Sunday, August 19, 2018

RPGaDay 2018 #19 Music That Inspires Your Game

If the visual aspect is only a small part of my gaming, music is an even smaller part.

The two GMs that I have played with most recently have played background music during the game session. My old school DM finds fantasy movie or video game music on YouTube, which he plays on his Xbox. Though there are the occasional ads, he keeps the music at a background volume so it isn't too distracting, whether music or ads.

My other GM puts a lot of effort into sound design. Not just music, but sound effects. One adventure he ran involved being on an oil rig in a hurricane, so he had a soundtrack of intense wind and rain playing throughout, with the occasional groaning metal. He's slightly lazier with music, generally starting with a song that fits the mood, but letting YouTube's Mix feature take it from there. Again, the music is fairly low volume, but it can sometimes surprise you how things can change in the time that you're not paying attention.

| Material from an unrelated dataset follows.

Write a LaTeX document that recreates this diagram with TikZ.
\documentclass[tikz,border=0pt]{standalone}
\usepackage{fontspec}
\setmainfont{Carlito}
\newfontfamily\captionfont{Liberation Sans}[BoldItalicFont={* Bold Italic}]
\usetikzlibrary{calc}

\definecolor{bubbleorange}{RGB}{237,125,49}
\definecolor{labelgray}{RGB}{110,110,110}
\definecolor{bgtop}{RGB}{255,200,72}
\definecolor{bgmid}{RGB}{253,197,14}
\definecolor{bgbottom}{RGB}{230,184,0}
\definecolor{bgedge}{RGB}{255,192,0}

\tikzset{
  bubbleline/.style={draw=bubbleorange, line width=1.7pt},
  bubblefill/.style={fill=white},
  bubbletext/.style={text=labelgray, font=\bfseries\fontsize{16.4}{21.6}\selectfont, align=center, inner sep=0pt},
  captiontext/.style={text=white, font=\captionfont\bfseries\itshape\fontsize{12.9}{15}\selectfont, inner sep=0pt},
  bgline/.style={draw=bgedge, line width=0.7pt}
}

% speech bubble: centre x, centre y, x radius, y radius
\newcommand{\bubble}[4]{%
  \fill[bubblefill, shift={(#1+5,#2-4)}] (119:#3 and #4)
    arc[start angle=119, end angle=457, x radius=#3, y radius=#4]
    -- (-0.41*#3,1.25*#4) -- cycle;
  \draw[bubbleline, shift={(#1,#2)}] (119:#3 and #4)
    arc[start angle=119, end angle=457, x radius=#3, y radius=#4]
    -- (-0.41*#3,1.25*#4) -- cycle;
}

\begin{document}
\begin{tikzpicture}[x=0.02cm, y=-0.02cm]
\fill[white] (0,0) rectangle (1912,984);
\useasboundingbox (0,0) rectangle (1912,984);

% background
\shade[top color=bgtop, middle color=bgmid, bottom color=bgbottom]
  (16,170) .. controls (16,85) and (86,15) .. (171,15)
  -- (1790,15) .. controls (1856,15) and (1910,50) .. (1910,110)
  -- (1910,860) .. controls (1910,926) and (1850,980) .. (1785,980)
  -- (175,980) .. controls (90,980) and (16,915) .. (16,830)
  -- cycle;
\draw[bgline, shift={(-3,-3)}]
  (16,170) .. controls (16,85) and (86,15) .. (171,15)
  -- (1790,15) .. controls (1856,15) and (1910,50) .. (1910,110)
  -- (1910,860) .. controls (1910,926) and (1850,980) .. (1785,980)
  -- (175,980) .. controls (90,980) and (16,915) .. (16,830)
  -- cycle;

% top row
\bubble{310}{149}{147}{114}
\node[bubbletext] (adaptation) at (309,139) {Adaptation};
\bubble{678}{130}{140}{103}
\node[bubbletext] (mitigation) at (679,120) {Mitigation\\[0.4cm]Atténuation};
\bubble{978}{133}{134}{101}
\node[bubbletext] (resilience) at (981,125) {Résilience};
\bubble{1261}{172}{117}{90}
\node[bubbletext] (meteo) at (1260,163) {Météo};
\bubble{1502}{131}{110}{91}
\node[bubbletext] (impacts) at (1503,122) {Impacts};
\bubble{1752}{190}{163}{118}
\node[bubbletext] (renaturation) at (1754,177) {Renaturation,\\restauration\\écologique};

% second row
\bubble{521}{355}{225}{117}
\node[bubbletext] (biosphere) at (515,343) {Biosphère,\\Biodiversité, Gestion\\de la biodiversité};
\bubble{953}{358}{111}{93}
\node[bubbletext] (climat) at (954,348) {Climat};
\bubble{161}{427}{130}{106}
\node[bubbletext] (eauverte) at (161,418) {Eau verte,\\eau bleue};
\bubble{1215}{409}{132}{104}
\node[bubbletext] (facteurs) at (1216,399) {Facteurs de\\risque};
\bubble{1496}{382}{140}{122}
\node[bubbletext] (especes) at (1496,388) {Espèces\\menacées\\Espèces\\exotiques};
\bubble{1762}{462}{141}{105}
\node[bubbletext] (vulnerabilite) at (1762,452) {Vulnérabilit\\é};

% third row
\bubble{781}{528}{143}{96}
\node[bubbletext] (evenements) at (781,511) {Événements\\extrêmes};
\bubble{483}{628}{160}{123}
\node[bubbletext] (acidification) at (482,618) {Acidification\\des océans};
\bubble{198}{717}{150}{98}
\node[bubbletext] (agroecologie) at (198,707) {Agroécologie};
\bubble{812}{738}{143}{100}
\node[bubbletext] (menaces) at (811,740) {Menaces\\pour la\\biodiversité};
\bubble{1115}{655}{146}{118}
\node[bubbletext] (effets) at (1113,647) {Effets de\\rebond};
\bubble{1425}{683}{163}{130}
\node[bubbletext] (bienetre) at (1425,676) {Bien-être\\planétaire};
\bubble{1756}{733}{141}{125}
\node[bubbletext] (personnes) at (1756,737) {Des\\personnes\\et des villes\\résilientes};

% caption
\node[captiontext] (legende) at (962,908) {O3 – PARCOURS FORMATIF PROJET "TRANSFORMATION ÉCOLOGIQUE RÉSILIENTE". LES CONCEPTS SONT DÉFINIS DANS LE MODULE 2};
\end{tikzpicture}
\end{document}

For my own efforts, I purchased the soundtrack to Transformers: The Movie (The 80's animated movie. You know, the good Transformers movie) to play during my convention scenario "Transformers: Attack of the Retcons." It was a nice touch, but could have gone better in more competent hands. I was playing it on a Discman (Those were the days)  and had to make sure that songs were looping instead of just playing through the album. Which just highlighted how much longer it can take to play through scenes in an RPG compared to a movie.

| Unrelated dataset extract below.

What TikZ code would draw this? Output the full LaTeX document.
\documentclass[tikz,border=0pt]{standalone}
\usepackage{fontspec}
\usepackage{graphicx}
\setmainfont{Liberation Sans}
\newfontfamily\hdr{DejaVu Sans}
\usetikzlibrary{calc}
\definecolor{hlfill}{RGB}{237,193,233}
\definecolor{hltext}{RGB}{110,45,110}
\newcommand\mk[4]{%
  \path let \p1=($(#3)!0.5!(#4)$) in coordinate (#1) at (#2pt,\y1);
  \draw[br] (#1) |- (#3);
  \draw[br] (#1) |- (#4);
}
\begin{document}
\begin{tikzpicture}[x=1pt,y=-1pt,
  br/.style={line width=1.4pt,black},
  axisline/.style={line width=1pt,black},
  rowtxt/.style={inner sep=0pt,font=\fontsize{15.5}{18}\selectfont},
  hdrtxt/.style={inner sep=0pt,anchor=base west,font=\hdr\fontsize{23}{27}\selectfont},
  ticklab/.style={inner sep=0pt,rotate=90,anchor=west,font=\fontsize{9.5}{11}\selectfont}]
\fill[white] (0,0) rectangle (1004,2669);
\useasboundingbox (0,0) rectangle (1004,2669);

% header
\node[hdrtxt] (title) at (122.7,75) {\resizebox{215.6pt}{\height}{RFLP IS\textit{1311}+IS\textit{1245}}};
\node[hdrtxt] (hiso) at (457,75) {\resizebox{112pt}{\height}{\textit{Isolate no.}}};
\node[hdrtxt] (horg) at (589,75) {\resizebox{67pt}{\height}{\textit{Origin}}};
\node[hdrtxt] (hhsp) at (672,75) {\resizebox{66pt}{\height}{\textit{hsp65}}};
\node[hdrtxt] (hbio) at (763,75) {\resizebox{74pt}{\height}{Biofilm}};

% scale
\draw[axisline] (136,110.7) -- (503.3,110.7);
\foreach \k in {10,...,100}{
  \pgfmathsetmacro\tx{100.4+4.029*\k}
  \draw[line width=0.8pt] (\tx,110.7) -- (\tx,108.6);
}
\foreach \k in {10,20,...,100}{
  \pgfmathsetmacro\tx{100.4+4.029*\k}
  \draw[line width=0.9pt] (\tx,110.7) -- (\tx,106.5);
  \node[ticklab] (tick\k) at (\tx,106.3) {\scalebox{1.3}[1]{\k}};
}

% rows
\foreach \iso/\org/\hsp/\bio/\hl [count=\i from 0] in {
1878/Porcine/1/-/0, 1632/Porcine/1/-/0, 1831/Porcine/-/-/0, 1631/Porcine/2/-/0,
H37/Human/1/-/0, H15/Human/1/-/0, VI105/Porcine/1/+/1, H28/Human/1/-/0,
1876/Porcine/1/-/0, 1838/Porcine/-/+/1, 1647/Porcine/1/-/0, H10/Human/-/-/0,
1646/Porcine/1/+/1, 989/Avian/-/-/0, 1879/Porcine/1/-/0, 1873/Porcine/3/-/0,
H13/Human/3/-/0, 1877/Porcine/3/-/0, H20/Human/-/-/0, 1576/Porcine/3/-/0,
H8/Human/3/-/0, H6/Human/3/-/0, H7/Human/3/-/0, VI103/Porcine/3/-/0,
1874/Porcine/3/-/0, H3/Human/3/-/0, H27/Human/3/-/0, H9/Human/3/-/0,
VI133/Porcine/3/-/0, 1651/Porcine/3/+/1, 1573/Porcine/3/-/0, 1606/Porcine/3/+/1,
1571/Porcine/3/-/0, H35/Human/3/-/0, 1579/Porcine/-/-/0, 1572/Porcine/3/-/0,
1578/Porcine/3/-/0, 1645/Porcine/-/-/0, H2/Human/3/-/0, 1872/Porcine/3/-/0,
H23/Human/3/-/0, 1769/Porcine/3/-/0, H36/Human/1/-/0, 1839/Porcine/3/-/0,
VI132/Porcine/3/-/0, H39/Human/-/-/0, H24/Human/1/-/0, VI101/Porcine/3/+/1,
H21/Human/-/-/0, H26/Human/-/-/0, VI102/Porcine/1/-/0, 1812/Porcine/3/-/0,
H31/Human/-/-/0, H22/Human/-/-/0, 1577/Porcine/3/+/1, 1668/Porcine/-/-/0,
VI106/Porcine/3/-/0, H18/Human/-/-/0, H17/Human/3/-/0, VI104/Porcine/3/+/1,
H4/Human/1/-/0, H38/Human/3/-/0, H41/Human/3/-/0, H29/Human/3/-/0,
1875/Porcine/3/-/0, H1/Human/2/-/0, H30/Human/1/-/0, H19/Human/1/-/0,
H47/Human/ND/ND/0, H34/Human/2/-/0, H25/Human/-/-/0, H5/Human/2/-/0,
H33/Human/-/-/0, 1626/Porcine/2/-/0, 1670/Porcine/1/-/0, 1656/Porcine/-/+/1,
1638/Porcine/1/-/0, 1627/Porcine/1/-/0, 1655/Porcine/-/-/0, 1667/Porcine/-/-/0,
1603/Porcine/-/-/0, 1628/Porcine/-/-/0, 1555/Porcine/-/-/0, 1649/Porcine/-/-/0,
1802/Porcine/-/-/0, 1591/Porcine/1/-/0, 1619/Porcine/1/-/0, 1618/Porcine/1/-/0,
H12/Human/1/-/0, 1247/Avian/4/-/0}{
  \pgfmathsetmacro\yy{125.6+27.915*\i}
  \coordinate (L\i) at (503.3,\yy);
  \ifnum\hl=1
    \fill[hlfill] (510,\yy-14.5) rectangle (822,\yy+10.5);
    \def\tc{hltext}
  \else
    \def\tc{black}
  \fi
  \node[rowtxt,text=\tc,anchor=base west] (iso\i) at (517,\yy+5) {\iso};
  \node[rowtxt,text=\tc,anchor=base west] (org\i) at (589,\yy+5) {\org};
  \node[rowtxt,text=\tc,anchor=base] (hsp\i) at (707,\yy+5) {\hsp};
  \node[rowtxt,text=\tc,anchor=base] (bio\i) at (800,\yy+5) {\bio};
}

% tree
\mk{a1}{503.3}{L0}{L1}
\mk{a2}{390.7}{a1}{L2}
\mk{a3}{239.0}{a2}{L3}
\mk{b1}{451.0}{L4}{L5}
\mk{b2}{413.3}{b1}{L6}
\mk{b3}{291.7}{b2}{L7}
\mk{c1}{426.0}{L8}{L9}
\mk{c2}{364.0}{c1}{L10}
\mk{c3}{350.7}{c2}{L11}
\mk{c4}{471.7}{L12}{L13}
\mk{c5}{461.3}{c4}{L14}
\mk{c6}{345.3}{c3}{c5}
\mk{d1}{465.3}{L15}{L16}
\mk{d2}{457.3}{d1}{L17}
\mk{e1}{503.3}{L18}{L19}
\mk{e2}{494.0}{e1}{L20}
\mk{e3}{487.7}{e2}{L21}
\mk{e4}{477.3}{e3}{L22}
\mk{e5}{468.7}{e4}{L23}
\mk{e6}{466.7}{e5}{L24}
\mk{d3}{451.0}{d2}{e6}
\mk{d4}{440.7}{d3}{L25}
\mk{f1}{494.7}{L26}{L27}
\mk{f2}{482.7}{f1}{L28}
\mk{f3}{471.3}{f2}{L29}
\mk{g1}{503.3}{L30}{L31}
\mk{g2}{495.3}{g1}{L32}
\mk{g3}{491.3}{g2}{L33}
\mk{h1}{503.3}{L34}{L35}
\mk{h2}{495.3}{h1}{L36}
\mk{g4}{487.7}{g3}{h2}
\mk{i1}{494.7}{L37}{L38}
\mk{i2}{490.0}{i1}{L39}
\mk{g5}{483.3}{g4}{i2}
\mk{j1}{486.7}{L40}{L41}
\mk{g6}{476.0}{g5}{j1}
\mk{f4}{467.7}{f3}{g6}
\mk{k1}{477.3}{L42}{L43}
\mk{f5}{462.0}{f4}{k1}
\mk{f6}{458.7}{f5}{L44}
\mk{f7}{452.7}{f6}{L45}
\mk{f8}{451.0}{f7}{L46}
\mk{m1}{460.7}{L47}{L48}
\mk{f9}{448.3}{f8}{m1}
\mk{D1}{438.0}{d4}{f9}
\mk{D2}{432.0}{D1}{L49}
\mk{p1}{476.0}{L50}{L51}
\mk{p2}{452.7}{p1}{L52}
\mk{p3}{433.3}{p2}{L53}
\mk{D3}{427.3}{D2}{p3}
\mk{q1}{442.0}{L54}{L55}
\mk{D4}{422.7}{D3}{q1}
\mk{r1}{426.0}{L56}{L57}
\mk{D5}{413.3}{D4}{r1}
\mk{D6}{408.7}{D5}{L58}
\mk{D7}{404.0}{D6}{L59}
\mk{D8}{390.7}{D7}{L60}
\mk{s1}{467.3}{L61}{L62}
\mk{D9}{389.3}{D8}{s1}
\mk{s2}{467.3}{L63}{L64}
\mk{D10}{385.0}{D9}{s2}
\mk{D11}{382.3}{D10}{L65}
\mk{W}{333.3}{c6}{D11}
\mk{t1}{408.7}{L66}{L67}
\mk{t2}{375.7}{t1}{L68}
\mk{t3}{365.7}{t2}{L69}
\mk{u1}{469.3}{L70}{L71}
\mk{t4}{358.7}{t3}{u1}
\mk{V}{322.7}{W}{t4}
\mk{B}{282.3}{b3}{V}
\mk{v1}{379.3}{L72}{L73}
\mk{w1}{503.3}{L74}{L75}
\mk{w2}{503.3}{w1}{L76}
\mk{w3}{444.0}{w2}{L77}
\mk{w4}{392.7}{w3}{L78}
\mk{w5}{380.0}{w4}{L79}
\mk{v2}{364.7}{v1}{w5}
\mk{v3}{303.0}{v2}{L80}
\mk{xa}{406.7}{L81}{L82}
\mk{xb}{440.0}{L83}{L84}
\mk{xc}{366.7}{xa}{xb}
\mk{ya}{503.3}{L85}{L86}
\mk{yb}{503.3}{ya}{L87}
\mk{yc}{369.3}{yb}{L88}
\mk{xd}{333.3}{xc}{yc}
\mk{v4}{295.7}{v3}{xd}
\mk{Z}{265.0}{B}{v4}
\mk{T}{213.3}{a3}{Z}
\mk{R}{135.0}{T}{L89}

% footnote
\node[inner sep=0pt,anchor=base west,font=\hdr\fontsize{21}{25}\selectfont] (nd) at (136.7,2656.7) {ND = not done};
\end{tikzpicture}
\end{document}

My next attempt at music was actually impromptu. During my OSR megadungeon game, my players discovered a blue metal box bolted to the floor in one place in the dungeon. (No, it wasn't the TARDIS) It was a magical mailbox that would mail anything you put in it to whatever address you wrote on the package. But my players were good sports and tried to approach it as fantasy adventurers would. One of them told the party druid to polymorph into something that would fit through the mail slot and see what was in it.

Inspiration struck and rather than try to describe the cosmic nexus that was obviously inside, I turned to Behold The Crossing Guard, from Tom Smith's opera The Last Hero On Earth. Once you ignore the dialogue, the song does a better job than I could of conveying cosmic mystery.